What we can say for sure, is that the “print ‘hello’” statement is not allowed in Forth. There are two reasons against it. First, the print command has to be at last and not at first, otherwise the parser is not able to execute the correct opcode, and secondly is not allowed to put a string to the stack. Instead the pointer to the string must be put on the stack. Both constraints can’t be made undone by better programming, they are built into Forth. The only way to bypass the bottleneck is to use a different kind of Virtual machine interpreter. For example, a register based VM which has a more elaborated parser which can handle strings as well.
According to the self-definition of Forth the language is extreme flexible because of the absence of any standard. In reality, there is a standard, called minimalism. This principle forbids, that somebody extends Forth with libraries, creates new libraries or writes a different kind of parser. I want to give an example. In theory it’s possible to transform a stackbased VM into one which can parse the “print ‘hello’” statement, so that the programmer doesn’t have to change his programming style. The reason is, that in Forth any program can be created, so it’s possible to create in Forth a python interpreter too. This will work like a normal python interpreter. But in reality, no such a project was done in the past, because the result will not look like Forth anymore, but like Python. The same problem is there for object-oriented extensions to the Forth language. There are many of them available which allows to program the sourcecode in OOP style. But, in reality, nobody is using mini-oop.fs and similar extension because it violates the standard, that no standard is allowed.

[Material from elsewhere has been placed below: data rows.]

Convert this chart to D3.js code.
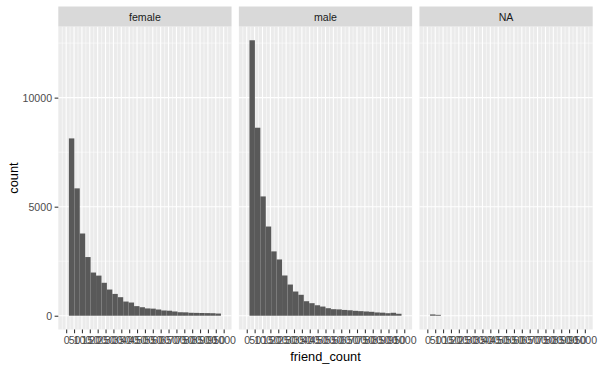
<!DOCTYPE html>
<html><head><meta charset="utf-8">
<script src="https://cdn.jsdelivr.net/npm/d3@7"></script>
<style>body{margin:0;background:#fff}svg{display:block}text{font-family:"Liberation Sans",Arial,sans-serif}</style>
</head><body><div id="chart"></div>
<script>
const panels = ["female", "male", "NA"];
const binWidth = 1000 / 29;
const binIndex = [1,2,3,4,5,6,7,8,9,10,11,12,13,14,15,16,17,18,19,20,21,22,23,24,25,26,27,28];
const femaleCounts = [8130,5840,3770,2690,1980,1840,1510,1200,1000,850,650,605,440,390,335,325,285,240,230,195,160,155,135,130,125,120,115,100];
const maleCounts = [12630,8620,5470,4090,2950,2580,1845,1430,1110,960,665,575,480,420,345,300,290,265,250,225,210,195,180,150,140,115,135,90];
const naCounts = [60,40,0,0,0,0,0,0,0,0,0,0,0,0,0,0,0,0,0,0,0,0,0,0,0,0,0,0];
const xTicks = [0,50,100,150,200,250,300,350,400,450,500,550,600,650,700,750,800,850,900,950,1000];
const yTicks = [0,5000,10000];
const seriesByPanel = {female: femaleCounts, male: maleCounts, NA: naCounts};

const W = 600, H = 370;
const plotLeft = 58.3, plotRight = 592.7, gap = 7.33;
const panelTop = 26.5, panelBottom = 329.5, stripTop = 6.5;
const panelW = (plotRight - plotLeft - 2 * gap) / 3;
const smallFont = "10.6px", titleFont = "12.8px";

const svg = d3.select("#chart").append("svg").attr("width", W).attr("height", H);

const yMax = d3.max(maleCounts.concat(femaleCounts));
const y = d3.scaleLinear().domain([-0.05 * yMax, 1.05 * yMax]).range([panelBottom, panelTop]);

panels.forEach((p, pi) => {
  const x0 = plotLeft + pi * (panelW + gap);
  const x = d3.scaleLinear().domain([-50, 1050]).range([x0, x0 + panelW]);
  const g = svg.append("g");
  g.append("rect").attr("x", x0).attr("y", panelTop).attr("width", panelW).attr("height", panelBottom - panelTop).attr("fill", "#EBEBEB");
  const xMinor = [-25].concat(xTicks.map(t => t + 25));
  g.selectAll(".xm").data(xMinor).enter().append("line")
    .attr("x1", d => x(d)).attr("x2", d => x(d)).attr("y1", panelTop).attr("y2", panelBottom)
    .attr("stroke", "#fff").attr("stroke-width", 0.53);
  const yMinor = [2500, 7500, 12500].filter(v => v < y.domain()[1]);
  g.selectAll(".ym").data(yMinor).enter().append("line")
    .attr("x1", x0).attr("x2", x0 + panelW).attr("y1", d => y(d)).attr("y2", d => y(d))
    .attr("stroke", "#fff").attr("stroke-width", 0.53);
  g.selectAll(".xM").data(xTicks).enter().append("line")
    .attr("x1", d => x(d)).attr("x2", d => x(d)).attr("y1", panelTop).attr("y2", panelBottom)
    .attr("stroke", "#fff").attr("stroke-width", 1.07);
  g.selectAll(".yM").data(yTicks).enter().append("line")
    .attr("x1", x0).attr("x2", x0 + panelW).attr("y1", d => y(d)).attr("y2", d => y(d))
    .attr("stroke", "#fff").attr("stroke-width", 1.07);
  const counts = seriesByPanel[p];
  g.selectAll(".bar").data(binIndex.map((b, i) => ({b, c: counts[i]})).filter(d => d.c > 0)).enter().append("rect")
    .attr("x", d => x((d.b - 0.5) * binWidth))
    .attr("width", d => x((d.b + 0.5) * binWidth) - x((d.b - 0.5) * binWidth))
    .attr("y", d => y(d.c)).attr("height", d => y(0) - y(d.c))
    .attr("fill", "#595959");
  g.append("rect").attr("x", x0).attr("y", stripTop).attr("width", panelW).attr("height", panelTop - stripTop).attr("fill", "#D9D9D9");
  g.append("text").attr("x", x0 + panelW / 2).attr("y", 21.3).attr("text-anchor", "middle")
    .attr("font-size", smallFont).attr("fill", "#1A1A1A").text(p);
  const ax = g.append("g").attr("transform", `translate(0,${panelBottom})`)
    .call(d3.axisBottom(x).tickValues(xTicks).tickFormat(d3.format("d")).tickSize(3.67).tickPadding(3.2));
  ax.select(".domain").remove();
  ax.selectAll(".tick line").attr("stroke", "#333333").attr("stroke-width", 1.07);
  ax.selectAll(".tick text").attr("fill", "#4D4D4D").attr("font-size", smallFont).attr("font-family", "Liberation Sans, Arial, sans-serif");
});

const ay = svg.append("g").attr("transform", `translate(${plotLeft},0)`)
  .call(d3.axisLeft(y).tickValues(yTicks).tickFormat(d3.format("d")).tickSize(3.67).tickPadding(2.6));
ay.select(".domain").remove();
ay.selectAll(".tick line").attr("stroke", "#333333").attr("stroke-width", 1.07);
ay.selectAll(".tick text").attr("fill", "#4D4D4D").attr("font-size", smallFont).attr("font-family", "Liberation Sans, Arial, sans-serif");

svg.append("text").attr("x", (plotLeft + plotRight) / 2).attr("y", 360.5).attr("text-anchor", "middle")
  .attr("font-size", titleFont).attr("fill", "#000").text("friend_count");
svg.append("text").attr("transform", `translate(18,${(panelTop + panelBottom) / 2}) rotate(-90)`).attr("text-anchor", "middle")
  .attr("font-size", titleFont).attr("fill", "#000").text("count");
</script></body></html>
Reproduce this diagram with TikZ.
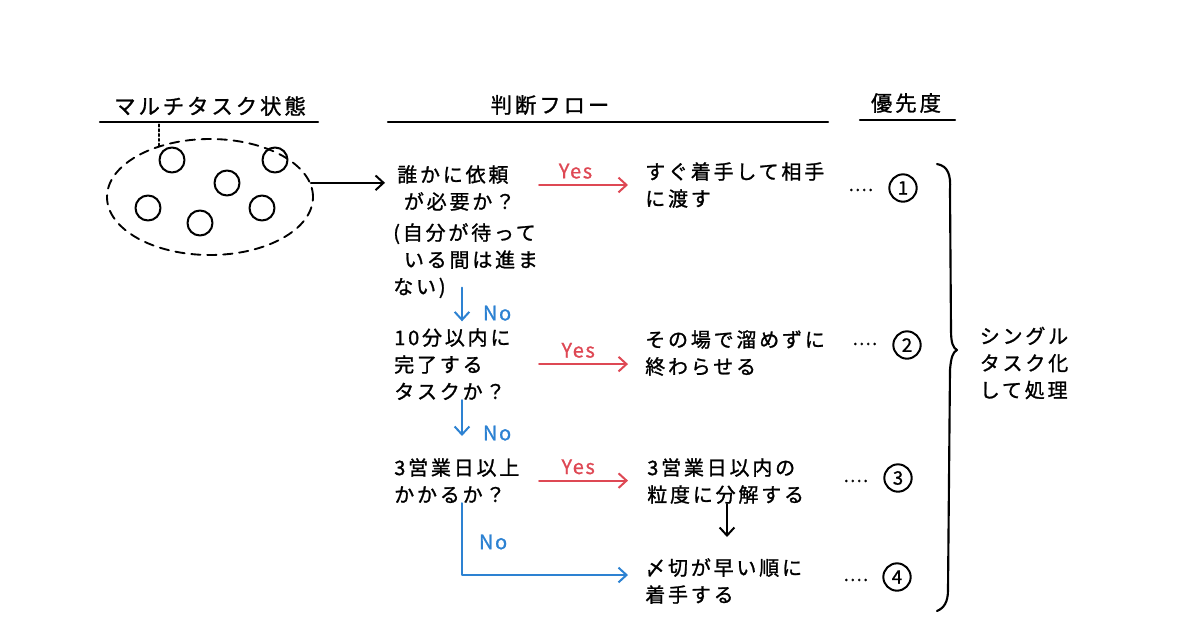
\documentclass[tikz,border=0pt]{standalone}
\usepackage{fontspec}
\newfontfamily\jp{Noto Sans CJK JP}[LetterSpace=14,FakeBold=1.2]
\newfontfamily\jplat{Noto Sans CJK JP}[LetterSpace=8,FakeBold=1.0]
\usetikzlibrary{arrows.meta,shapes.geometric}
\definecolor{hred}{RGB}{222,72,84}
\definecolor{hblue}{RGB}{45,130,210}
\begin{document}
\begin{tikzpicture}[x=0.75pt,y=-0.75pt,line cap=round,line join=round,
  txt/.style={font=\jp\fontsize{15pt}{20.25pt}\selectfont,align=left,anchor=north west,inner sep=0pt},
  hdr/.style={font=\jp\fontsize{16pt}{18pt}\selectfont,inner sep=0pt},
  lbl/.style={font=\jplat\fontsize{15pt}{16pt}\selectfont,inner sep=0pt},
  dotsx/.style={font=\jplat\fontsize{13.5pt}{16pt}\selectfont,inner sep=0pt,anchor=base},
  numc/.style={circle,draw,line width=1.5pt,minimum size=20.5pt,inner sep=0pt,font=\jplat\fontsize{14pt}{16pt}\selectfont},
  uline/.style={line width=1.8pt},
  tip/.style={-{Straight Barb[length=6pt,width=11pt]}},
  yes/.style={draw=hred,line width=1.5pt,tip},
  no/.style={draw=hblue,line width=1.5pt,tip},
  blk/.style={draw=black,line width=1.5pt,tip},
  bubble/.style={line width=1.5pt}]
\useasboundingbox (0,0) rectangle (1200,640);

% headers
\node[hdr] (hm) at (210,106) {マルチタスク状態};
\draw[uline] (100,122) coordinate (hmL) -- (318,122) coordinate (hmR);
\node[hdr] (hf) at (550,105) {判断フロー};
\draw[uline] (388,122) coordinate (hfL) -- (828,122) coordinate (hfR);
\node[hdr] (hp) at (906,103) {優先度};
\draw[uline] (860,120) coordinate (hpL) -- (955,120) coordinate (hpR);

% multitask blob
\node[draw,dashed,dash pattern=on 7pt off 5pt,line width=1.4pt,ellipse,minimum width=154.5pt,minimum height=87pt] (blob) at (210,197) {};
\draw[dotted,line width=1.6pt] (blob.135) -- (blob.135 |- hmL);
\foreach \p in {(172,160),(275,160),(227,183),(148,208),(200,223),(262,208)}
  \draw[bubble] \p circle[radius=12.5];

% column coordinates
\coordinate (yl) at (539,0);
\coordinate (yr) at (628,0);
\coordinate (nx) at (462,0);
\coordinate (dx) at (727,0);

% questions
\node[txt] (q1) at (397,165) {誰かに依頼\\\hspace{5pt}が必要か？};
\node[txt] (q1n) at (393,223) {(自分が待って\\\hspace{8pt}いる間は進ま\\ない)};
\node[txt] (q2) at (394,328) {10分以内に\\完了する\\タスクか？};
\node[txt] (q3) at (394,458) {3営業日以上\\かかるか？};

% results
\node[txt] (r1) at (645,162) {すぐ着手して相手\\に渡す};
\node[txt] (r2) at (645,330) {その場で溜めずに\\終わらせる};
\node[txt] (r3) at (647,458) {3営業日以内の\\粒度に分解する};
\node[txt] (r4) at (645,558) {〆切が早い順に\\着手する};

% dots and priorities
\node[dotsx] (d1) at (861,191) {....};
\node[dotsx] (d2) at (865,345) {....};
\node[dotsx] (d3) at (856,482) {....};
\node[dotsx] (d4) at (856,581) {....};
\node[numc] (p1) at (903,188) {1};
\node[numc] (p2) at (907,345) {2};
\node[numc] (p3) at (898,478) {3};
\node[numc] (p4) at (897,577) {4};

% connectors
\draw[blk,shorten >=9pt] (blob.8) -- (blob.8 -| q1.west);
\draw[yes] (r1.west -| yl) -- node[lbl,text=hred,above=4pt,xshift=-6pt] {Yes} (r1.west -| yr);
\draw[yes] (q2.east -| yl) -- node[lbl,text=hred,above=4pt,xshift=-4pt] {Yes} (q2.east -| yr);
\draw[yes] (q3.east -| yl) -- node[lbl,text=hred,above=4pt,xshift=-4pt] {Yes} (q3.east -| yr);
\draw[no,shorten <=-8pt,shorten >=5pt] (q1n.south -| nx) -- node[lbl,text=hblue,right=15pt] {No} (q2.north -| nx);
\draw[no,shorten >=16.5pt] (q2.south -| nx) -- node[lbl,text=hblue,right=15pt,yshift=-3pt] {No} (q3.north -| nx);
\draw[no] (q3.south -| nx) |- node[pos=0.27,lbl,text=hblue,right=12pt] {No} ([yshift=4.5pt]r4.west -| yr);
\draw[blk,shorten >=15.75pt] (r3.south -| dx) -- (r4.north -| dx);

% brace
\draw[line width=1.6pt] (937,164) .. controls (948,166) and (951,175) .. (950,190)
  -- (951,330) .. controls (951,343) and (953,348) .. (957,350)
  .. controls (953,352) and (951,357) .. (950,370)
  -- (948,590) .. controls (948,602) and (944,608) .. (937,611);
\node[txt,anchor=center] (st) at (1024,363) {シングル\\タスク化\\して処理};
\end{tikzpicture}
\end{document}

The Forth rule can be explained with minimalism, that means anything is allowed which reduces complexity, but anything is forbidden which increases complexity. The open question is, what can be done with Forth if everything what will make life easier is forbidden? The answer to the question is given by the Forth community. They are exploring things inside the Forth standard, which looks very esoteric, but it make sense from a certain point of view.